Generative Pre-trained Transformer (GPT)
Generative Pre-trained Transformer (GPT)
Created on Sep 09, 2025, Last Updated on Oct 22, 2025, By a Developer
GPT-2
GPT-2 is a decoder-only model, with good capability on text generation tasks.
- GPT-2 uses BPE to tokenize words into word tokens.
"playing" => ["play", "ing"]
- Word tokens are mapped to token IDs then to word embeddings.
["play", "ing"] => [1234, 6543] => [[...], [...]]- The word “embeddings” here is somewhat close to the word embeddings in traditional Language modeling, although the embeddings training is part of the model training instead trained elsewhere.
- The positional encoding are added, which indicate the position of each token.
- The embeddings are passed through multiple decoder blocks to derive the final hidden state.
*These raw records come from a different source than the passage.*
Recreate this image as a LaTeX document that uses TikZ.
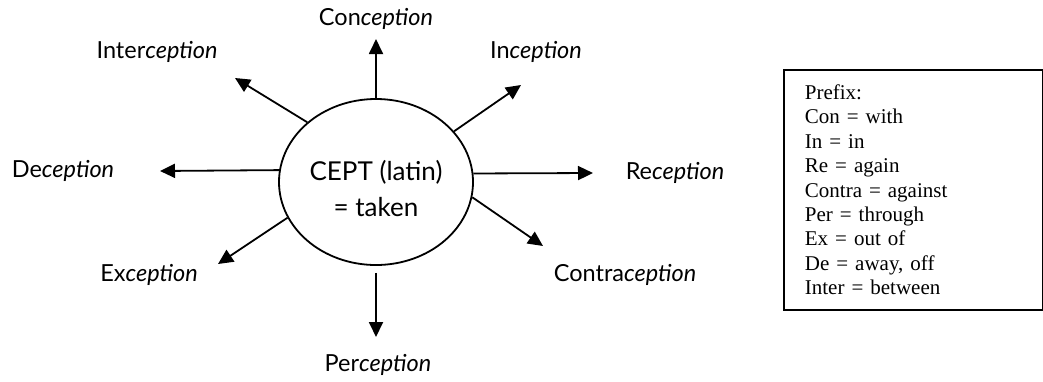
\documentclass[tikz,border=0pt]{standalone}
\usepackage{fontspec}
\setmainfont{Lato}
\newfontfamily\legendfont{Liberation Serif}
\usetikzlibrary{arrows.meta,shapes.geometric,calc}
\begin{document}
\begin{tikzpicture}[x=1pt,y=-1pt,
  arr/.style={line width=1.8pt,-{Triangle[length=15pt,width=14pt]}},
  lab/.style={font=\fontsize{23.5}{28}\selectfont, inner sep=0pt},
  cept/.style={ellipse, draw, line width=1.8pt, minimum width=194pt, minimum height=166pt, inner sep=0pt,
    font=\fontsize{26}{36}\selectfont},
  legendbox/.style={draw, line width=1.8pt, minimum width=259pt, minimum height=240pt,
    inner xsep=21pt, inner ysep=0pt, text width=217pt, align=left,
    font=\legendfont\fontsize{21}{24.4}\selectfont}]
\useasboundingbox (0,0) rectangle (1043,381);

\node[cept] (c) at (376,182) {\raisebox{-9pt}[\height][\depth]{\begin{tabular}{@{}c@{}}CEPT (latin)\\= taken\end{tabular}}};

\node[lab] (conc) at (376,19) {Con\textit{ception}};
\node[lab] (inter) at (157,52) {Inter\textit{ception}};
\node[lab] (inc) at (536,52) {In\textit{ception}};
\node[lab] (dec) at (63,171) {De\textit{ception}};
\node[lab] (rec) at (675,173) {Re\textit{ception}};
\node[lab] (exc) at (149,275) {Ex\textit{ception}};
\node[lab] (contra) at (625,275) {Contra\textit{ception}};
\node[lab] (perc) at (378,365) {Per\textit{ception}};

\coordinate (tU) at (376,39);
\coordinate (tUL) at (235,78);
\coordinate (tL) at (160,171);
\coordinate (tDL) at (218,264);
\coordinate (tD) at (376,337);
\coordinate (tDR) at (543,246);
\coordinate (tR) at (593,173);
\coordinate (tUR) at (521,85);

\draw[arr] (c.north) -- (tU);
\draw[arr] (c.139) -- (tUL);
\draw[arr] (c.173.4) -- (tL);
\draw[arr] (c.202.2) -- (tDL);
\draw[arr] ($(c.south)+(0,7)$) -- (tD);
\draw[arr] (c.-9.5) -- (tDR);
\draw[arr] (c.5.3) -- (tR);
\draw[arr] (c.33.9) -- (tUR);

\node[legendbox, anchor=north west] (legend) at (783,69) {Prefix:\\
Con = with\\
In = in\\
Re = again\\
Contra = against\\
Per = through\\
Ex = out of\\
De = away, off\\
Inter = between};
\end{tikzpicture}
\end{document}
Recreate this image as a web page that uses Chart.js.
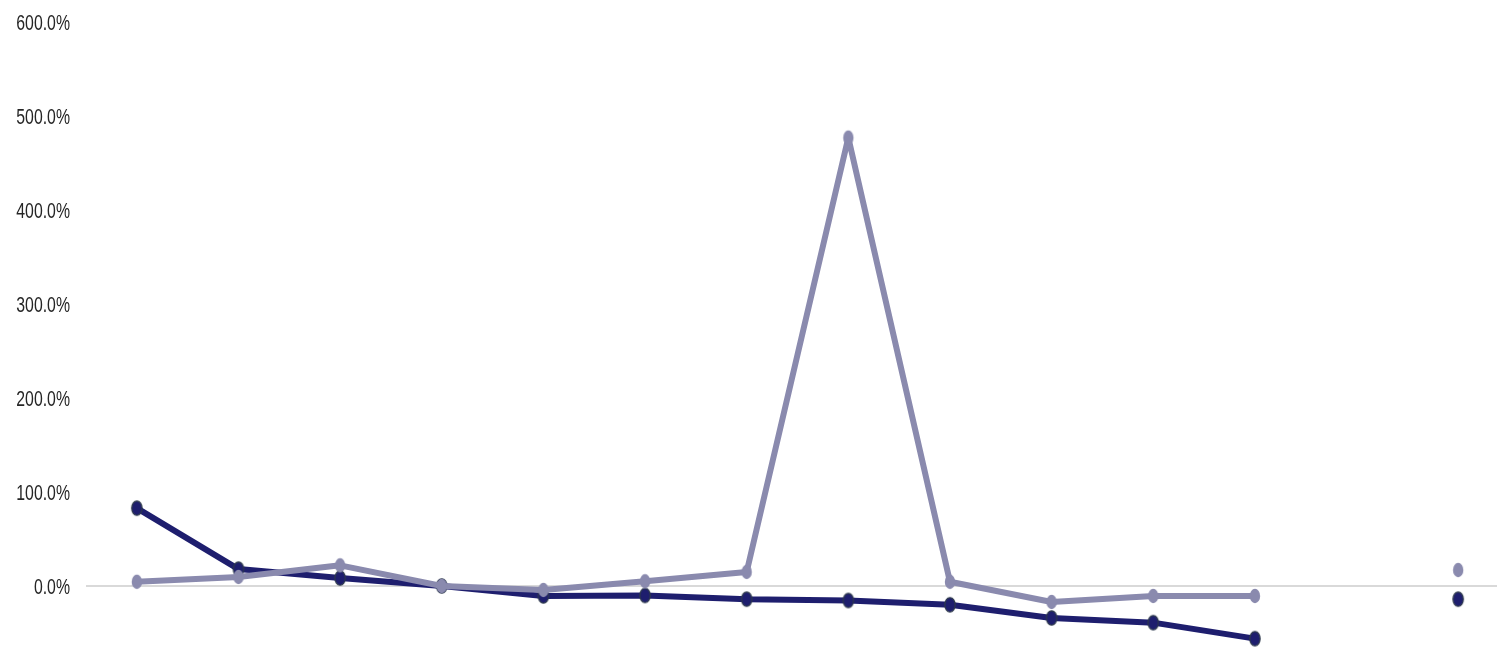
<!DOCTYPE html>
<html>
<head>
<meta charset="utf-8">
<script src="https://cdn.jsdelivr.net/npm/chart.js@4/dist/chart.umd.min.js"></script>
<style>
  html, body { margin: 0; padding: 0; background: #ffffff; overflow: hidden; width: 1497px; height: 663px; }
  #wrap { position: absolute; left: 0; top: 0; width: 1509px; height: 700px; }
</style>
</head>
<body>
<div id="wrap"><canvas id="c" width="1509" height="700"></canvas></div>
<script>
// Categories (no visible labels in the reference)
const categories = ['1','2','3','4','5','6','7','8','9','10','11','12','13','14'];
// Series values (percent)
const seriesDark  = [82.8, 18, 8.5, 0, -10.6, -10, -14, -15.4, -20, -34, -39, -56, null, -14];
const seriesLight = [4.5, 9.6, 22, 0, -4.2, 5, 15, 477, 4.5, -17, -10.6, -10.6, null, 17];
// Y tick settings
const yMin = -100, yMax = 600, yStep = 100;

function ellipse(fill, stroke) {
  const c = document.createElement('canvas');
  c.width = 14; c.height = 18;
  const g = c.getContext('2d');
  g.beginPath();
  g.ellipse(7, 9, 5.2, 7.2, 0, 0, Math.PI * 2);
  g.fillStyle = fill; g.fill();
  if (stroke) { g.lineWidth = 1.2; g.strokeStyle = stroke; g.stroke(); }
  return c;
}
const darkPt = ellipse('#1e1e6e', '#2e3a4c');
const lightPt = ellipse('#8a8aae', null);

// Narrow the tick label glyphs horizontally (reference uses a narrow face)
const narrowLabels = {
  id: 'narrowLabels',
  afterLayout(chart) {
    const s = chart.scales.y;
    if (s._narrowed) return;
    const orig = s.drawLabels.bind(s);
    s.drawLabels = function (area) {
      const ctx = this.ctx;
      const ax = this.right;
      ctx.save();
      ctx.translate(70, 2);
      ctx.scale(0.72, 1);
      ctx.translate(-ax, 0);
      orig(area);
      ctx.restore();
    };
    s._narrowed = true;
  }
};

new Chart(document.getElementById('c'), {
  type: 'line',
  data: {
    labels: categories,
    datasets: [
      { label: 'Dark', data: seriesDark, borderColor: '#1e1e6e', borderWidth: 6, borderJoinStyle: 'round', borderCapStyle: 'round', pointStyle: darkPt, spanGaps: false, tension: 0, order: 2 },
      { label: 'Light', data: seriesLight, borderColor: '#8a8aae', borderWidth: 6, borderJoinStyle: 'round', borderCapStyle: 'round', pointStyle: lightPt, spanGaps: false, tension: 0, order: 1 }
    ]
  },
  plugins: [narrowLabels],
  options: {
    responsive: false,
    devicePixelRatio: 1,
    animation: false,
    layout: { autoPadding: false, padding: { left: 0, right: 0, top: 22, bottom: 20 } },
    plugins: { legend: { display: false }, tooltip: { enabled: false } },
    scales: {
      x: { type: 'category', offset: true, display: false },
      y: {
        min: yMin, max: yMax,
        afterFit: (s) => { s.width = 86; },
        border: { display: false },
        grid: {
          drawTicks: false,
          lineWidth: 2,
          color: (ctx) => (ctx.tick && ctx.tick.value === 0) ? '#d9d9d9' : 'rgba(0,0,0,0)'
        },
        ticks: {
          stepSize: yStep,
          padding: 0,
          color: '#262626',
          font: { family: "'Liberation Sans', Arial, sans-serif", size: 22 },
          callback: (v) => v.toFixed(1) + '%'
        }
      }
    }
  }
});
</script>
</body>
</html>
- Each decoder block contains:
- Masked multi-head self-attention layer with future token masked
- Skip Connection and Sum Layer
- Layer Normalization
- Feed-Forward Layer
- Skip Connection and Sum Layer
- Layer Normalization
- Each decoder block contains:
- The last hidden state is passed to a language modeling head to convert it to logits, which would be the ID of the next token in the sequence.
- The loss function used is Cross-Entropy Loss.